Si la progression dans les programmes au niveau des écoles privées est positive, ce n’est pas le cas dans les écoles publiques. Certaines avaient à peine bouclé un mois de cours avant la grève. « Actuellement, nous sommes au 2ème trimestre, suivant la note de l’académie. Nous sommes largement au-dessus des écoles publiques, car depuis octobre elles n’ont même pas pu faire un mois de cours. Le gouvernement va récupérer l’année de façon politique mais pas académique », relève Illiance Lougué, professeur de Lettres au lycée privé Bazi Gourma de Kati. Selon lui, s’il fallait se résoudre à une année blanche dans le public, une telle mesure engagerait aussi le privé. « Nous avons tous peur de l’année blanche car elle mettra le pays en retard. Je pense plutôt à une année facultative pour certains ou suspendue pour d’autres, ou les deux à la fois », propose Dr Fodé Moussa Sidibé, Professeur à la Faculté des Lettres, langues et sciences du langage. « Il y a quand même des établissements qui ont presque bouclé leur programme. Frapper tout le monde de la même manière serait injuste. Il faut donc faire les examens. Certains passeront et d’autres redoubleront sans que cela n’influe sur leur scolarité », ajoute-t-il. Des solutions qu’approuve Mahamadou Diouara. «Nous pouvons sauver l’année politiquement, mais pédagogiquement nous l’avons perdue. Il peut y avoir une année facultative ou validée, mais une génération passera avec des insuffisances », regrette-t-il. « Cela peut se faire avec des cours de rattrapage pendant les vacances ou des cours exceptionnels l’année suivante pour permettre d’avoir le niveau requis pour avancer ».
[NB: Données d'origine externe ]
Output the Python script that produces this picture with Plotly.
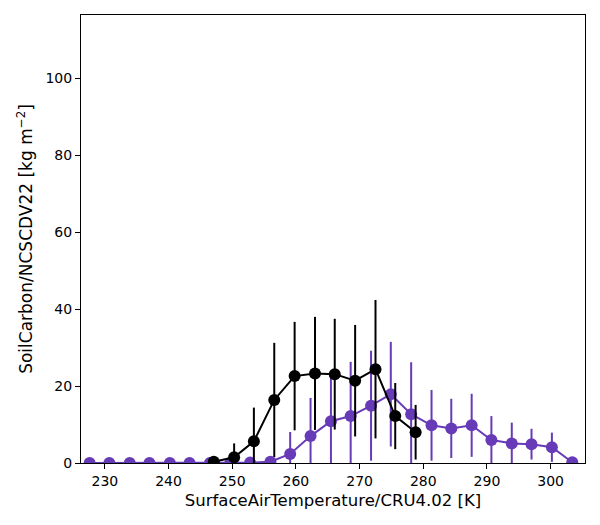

Au niveau des autorités, l’option d’une année blanche est écartée. On compte sur  les acquis. « Il y a des aspects dont il faut tenir compte. Certaines écoles privées ont travaillé normalement. L’enseignement technique et professionnel a exécuté le programme jusqu’à presque 70% dans le public. Ils sont prêts à aller aux évaluations. Ne faut-il donc pas des stratégies pour qu’ils ne perdent pas et que les autres aussi soient gérés de la meilleure façon possible ?», estime le secrétaire général du ministère de l’Éducation. « Nous menons la réflexion. Dès que les choses vont évoluer, le gouvernement va dévoiler ce qu’il compte faire pour les évaluations de fin d’année », disait Kinane Ag Gadega à la veille de la signature de l’accord.

Année blanche ou année bâclée, entre deux maux il faut choisir le moindre. Cette situation doit, selon Mamadou Diouara, « nous amener à imposer au personnel enseignant un service minimum en cas de grève prolongée. Les Nations se gouvernent par génération et si on en sacrifie une on rompt la chaine de transmission des connaissances et de l’excellence ». Il préconise aussi une harmonisation entre écoles publiques et privées en temps de grève pour éviter les disparités.

Irrécupérable ?

Malgré cet accord, les dégâts sont considérables. « On ne récupère jamais le temps perdu parce que la montre ne tourne jamais dans le sens inverse », fait remarquer Mahamdou Diouara. Tous les acteurs de l’école s’accordent sur les conséquences catastrophiques de la grève. « Elles sont énormes, tant sur le niveau des enfants que sur les ressources engagées avec nos différents partenaires techniques et sur les plans économique, social et politique », se désole Kinane Ag Gadeda. Pour M. Diouara, « les élèves auront reçu moins que ce qu’ils devaient recevoir, appris moins qu’ils devaient et seront capables de moins que ce dont ils devaient être capables. On pourra voir des échecs incompréhensibles dans les classes supérieures parce que ces élèves n’auront pas les pré requis nécessaires et traineront des tares qui pourront affecter leur stabilité professionnelle ». Il est convaincu que, malgré le front social extrêmement tendu, le gouvernement aurait dû prendre des mesures « musclées ». « Musclées en termes de réponses aux des enseignants mais aussi en termes d’exigence de l’intérêt public, la formation des enfant ».